The inflation data released that morning also reaffirmed the slowing trend. According to the U.S. Department of Labor, the November Producer Price Index (PPI), a wholesale price indicator, rose 0.9% year-on-year. This is the lowest level since July (0.3%) and below both the previous month's increase (1.2%) and the expert forecast (1.0%) compiled by Refinitiv. The November PPI was also flat month-on-month, falling short of the expert forecast (0.1%). Following the November Consumer Price Index (CPI) released the previous day, which rose 3.1% year-on-year and showed a slowing trend consistent with market expectations, additional signals confirmed easing inflationary pressures.
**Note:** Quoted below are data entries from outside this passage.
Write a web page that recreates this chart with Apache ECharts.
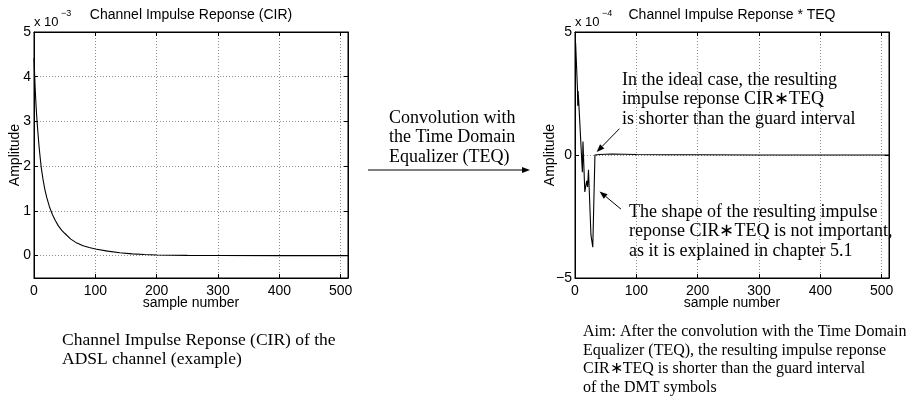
<!DOCTYPE html>
<html><head><meta charset="utf-8">
<script src="https://cdn.jsdelivr.net/npm/echarts@6/dist/echarts.min.js"></script>
<style>html,body{margin:0;padding:0;background:#fff}#c{width:906px;height:399px}</style>
</head><body><div id="c"></div>
<script>
// Channel impulse response (CIR), amplitude in units of 1e-3
const cirSamples = [0,1,2,3,4,5,6,8,10,12,15,18,21,25,30,35,40,45,50,60,70,80,90,100,120,140,160,180,200,250,300,400,512];
const cirAmp     = [4.42,4.05,3.72,3.45,3.2,3.0,2.82,2.48,2.2,1.95,1.68,1.46,1.29,1.1,0.92,0.78,0.66,0.57,0.5,0.37,0.28,0.22,0.18,0.15,0.1,0.065,0.04,0.025,0.015,0.005,0.002,0,0];

// CIR convolved with the TEQ, amplitude in units of 1e-4
const teqSamples = [1,4,4.5,5,6,12,13,16,19,20.5,22,26,29,32.5,40,60,80,100,150,200,300,400,512];
const teqAmp     = [4.55,2.7,2.0,2.6,2.2,-0.7,0.55,-1.5,-1.05,-1.3,-0.6,-3.25,-3.75,0,0.02,0.04,0.03,0.02,0.01,0.01,0,0,0];

// Axis ranges and tick steps
const sampleRange = [0, 512], sampleStep = 100;
const cirRange = [-0.5, 5], cirStep = 1;
const teqRange = [-5, 5], teqStep = 5;

// Annotation arrows in the right panel: [tailX, tailY, headX, headY] in data units
const idealArrow = [72.5, 1.07, 35.3, 0.12];
const shapeArrow = [75, -2.2, 40, -1.48];

const SANS = 'Liberation Sans, Arial, Helvetica, sans-serif';
const SERIF = 'Liberation Serif, Times New Roman, serif';

const chart = echarts.init(document.getElementById('c'), null, {renderer: 'canvas'});

const grid = (left) => ({left: left, top: 32, width: 314, height: 246, show: true,
  borderColor: '#000', borderWidth: 1, backgroundColor: '#fff'});

// Fresh style objects for every axis
const dotted = () => ({show: true, lineStyle: {color: '#8c8c8c', type: [1, 2], width: 1}});
const noSplit = () => ({show: false});
const tickIn = () => ({show: true, inside: true, length: 4, lineStyle: {color: '#000'}});
const axisLine = () => ({show: true, onZero: false, lineStyle: {color: '#000'}});
const onStep = (step) => (v) => {
  const k = v / step;
  if (Math.abs(k - Math.round(k)) > 1e-9) return '';
  return v < 0 ? '\u2212' + (-v) : String(v);
};
const lbl = (step, margin) => ({show: true, color: '#000', fontSize: 14, fontFamily: SANS, margin: margin, formatter: onStep(step)});
const nameStyle = () => ({color: '#000', fontSize: 14, fontFamily: SANS});

function xAxes(g) {
  const base = () => ({type: 'value', gridIndex: g, min: sampleRange[0], max: sampleRange[1], interval: sampleStep});
  return [
    Object.assign(base(), {position: 'bottom', axisLine: axisLine(), axisTick: tickIn(), axisLabel: lbl(sampleStep, 6),
      splitLine: dotted(), name: 'sample number', nameLocation: 'middle', nameGap: 18,
      nameMoveOverlap: false, nameTextStyle: nameStyle()}),
    Object.assign(base(), {position: 'top', axisLine: axisLine(), axisTick: tickIn(),
      axisLabel: {show: false}, splitLine: noSplit()})
  ];
}
function yAxes(g, range, step, gap, useInterval) {
  const base = () => {
    const b = {type: 'value', gridIndex: g, min: range[0], max: range[1]};
    if (useInterval) b.interval = step; else b.splitNumber = 5;
    return b;
  };
  return [
    Object.assign(base(), {position: 'left', axisLine: axisLine(), axisTick: tickIn(), axisLabel: lbl(step, 3),
      splitLine: dotted(), name: 'Amplitude', nameLocation: 'middle', nameGap: gap, nameRotate: 90,
      nameMoveOverlap: false, nameTextStyle: nameStyle()}),
    Object.assign(base(), {position: 'right', axisLine: axisLine(), axisTick: tickIn(),
      axisLabel: {show: false}, splitLine: noSplit()})
  ];
}

const titleStyle = {fontSize: 14, fontWeight: 'normal', fontFamily: SANS, color: '#000'};

function serifLines(lines, x, y0, step, size) {
  return lines.map((t, i) => ({
    type: 'text', left: x, top: y0 + i * step, silent: true,
    style: {text: t, font: size + 'px ' + SERIF, fill: '#000'}
  }));
}
function exponent(x, y, power) {
  return [
    {type: 'text', left: x, top: y, silent: true, style: {text: 'x 10', font: '13px ' + SANS, fill: '#000'}},
    {type: 'text', left: x + 27, top: y - 7, silent: true, style: {text: '\u2212' + power, font: '9px ' + SANS, fill: '#000'}}
  ];
}
function arrow(x1, y1, x2, y2) {
  const a = Math.atan2(y2 - y1, x2 - x1), L = 8, W = 3;
  const bx = x2 - L * Math.cos(a), by = y2 - L * Math.sin(a);
  const px = -Math.sin(a) * W, py = Math.cos(a) * W;
  return [
    {type: 'line', silent: true, shape: {x1: x1, y1: y1, x2: bx, y2: by}, style: {stroke: '#000', lineWidth: 1}},
    {type: 'polygon', silent: true, shape: {points: [[x2, y2], [bx + px, by + py], [bx - px, by - py]]}, style: {fill: '#000'}}
  ];
}

chart.setOption({
  animation: false,
  backgroundColor: '#fff',
  title: [
    {text: 'Channel Impulse Reponse (CIR)', left: 191, top: 8, textAlign: 'center', textStyle: titleStyle, padding: 0},
    {text: 'Channel Impulse Reponse * TEQ', left: 732, top: 8, textAlign: 'center', textStyle: titleStyle, padding: 0}
  ],
  grid: [grid(34), grid(575)],
  xAxis: xAxes(0).concat(xAxes(1)),
  yAxis: yAxes(0, cirRange, cirStep, 12, false).concat(yAxes(1, teqRange, teqStep, 18, true)),
  series: [
    {type: 'line', xAxisIndex: 0, yAxisIndex: 0, showSymbol: false, silent: true,
     lineStyle: {color: '#000', width: 1.1},
     data: cirSamples.map((s, i) => [s, cirAmp[i]])},
    {type: 'line', xAxisIndex: 2, yAxisIndex: 2, showSymbol: false, silent: true,
     lineStyle: {color: '#000', width: 1.1},
     data: teqSamples.map((s, i) => [s, teqAmp[i]])}
  ]
});

const toPx = (p) => chart.convertToPixel({gridIndex: 1}, p);
function dataArrow(a) {
  const t = toPx([a[0], a[1]]), h = toPx([a[2], a[3]]);
  return arrow(t[0], t[1], h[0], h[1]);
}

const graphics = [].concat(
  exponent(34, 16, 3),
  exponent(575, 16, 4),
  serifLines(['In the ideal case, the resulting', 'impulse reponse CIR\u2217TEQ', 'is shorter than the guard interval'], 622, 71, 19.5, 18),
  serifLines(['The shape of the resulting impulse', 'reponse CIR\u2217TEQ is not important,', 'as it is explained in chapter 5.1'], 629, 203, 19.5, 18),
  dataArrow(idealArrow),
  dataArrow(shapeArrow),
  serifLines(['Convolution with', 'the Time Domain', 'Equalizer (TEQ)'], 389, 109, 19.5, 18),
  arrow(368, 170, 530, 170),
  serifLines(['Channel Impulse Reponse (CIR) of the', 'ADSL channel (example)'], 62, 331, 19.5, 17.5),
  serifLines(['Aim: After the convolution with the Time Domain', 'Equalizer (TEQ), the resulting impulse reponse', 'CIR\u2217TEQ is shorter than the guard interval', 'of the DMT symbols'], 583, 324, 18.5, 16)
);
chart.setOption({graphic: graphics});
</script>
</body></html>
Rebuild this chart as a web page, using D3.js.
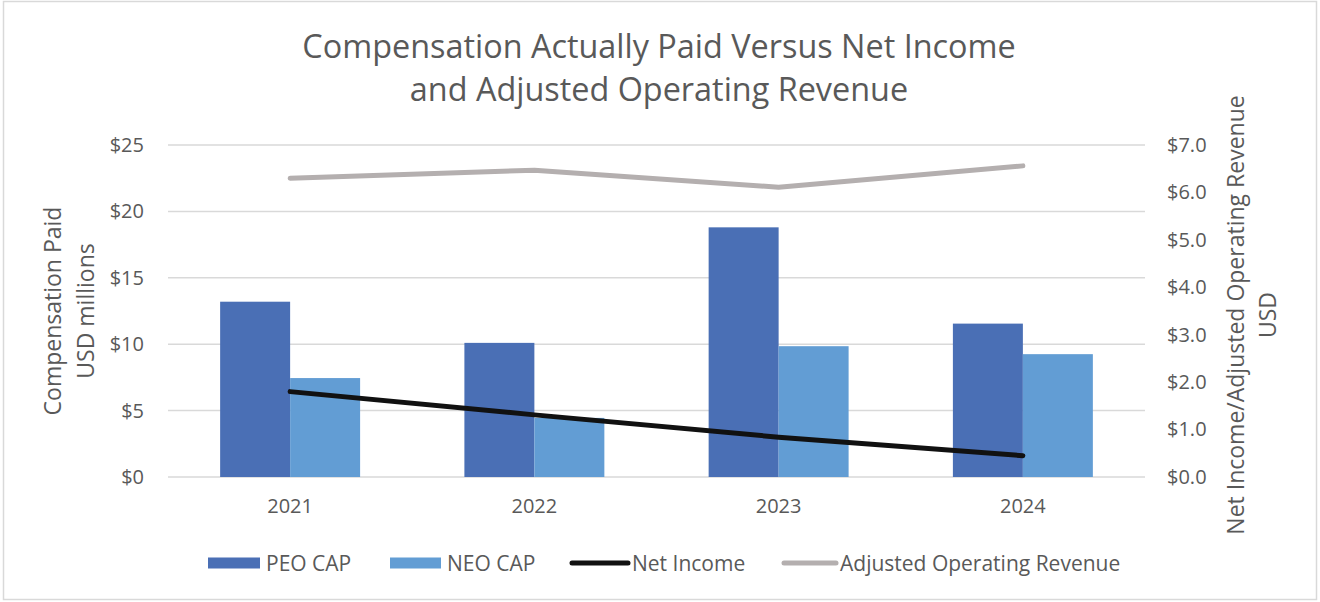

The market's expectations for rate cuts in the first half of next year have strengthened. According to the CME FedWatch tool, the federal funds futures market currently reflects an over 83% probability that the Fed will keep rates unchanged at the January meeting. The probability of a rate cut in January has risen to 16%. The chances of a rate cut of 0.25 percentage points or more in March or May next year exceed 78% and 97%, respectively. Earlier that morning, these probabilities were 48% and 78%, respectively.


This immediately pushed down Treasury yields. In the New York bond market, the 10-year U.S. Treasury yield fell to around 4.0%. The 2-year yield, sensitive to monetary policy, dropped to about 4.43%. The Dollar Index, which measures the dollar's value against six major currencies, fell nearly 1% to 102.9. The Chicago Board Options Exchange (CBOE) Volatility Index (VIX), known as Wall Street's fear gauge, rose nearly 1% to 12.19.


This week, in addition to the Fed, monetary policy meetings will be held by the European Central Bank (ECB) and the Bank of England (BOE). The ECB, expected to keep rates steady, will also release revised economic forecasts. Additionally, Brazil, Norway, Mexico, Taiwan, the Philippines, and Russia will also decide on their interest rates.


Oil prices rose as the market digested the FOMC results. On the New York Mercantile Exchange, West Texas Intermediate (WTI) crude oil for January delivery closed at $69.47 per barrel, up 86 cents (1.25%) from the previous session.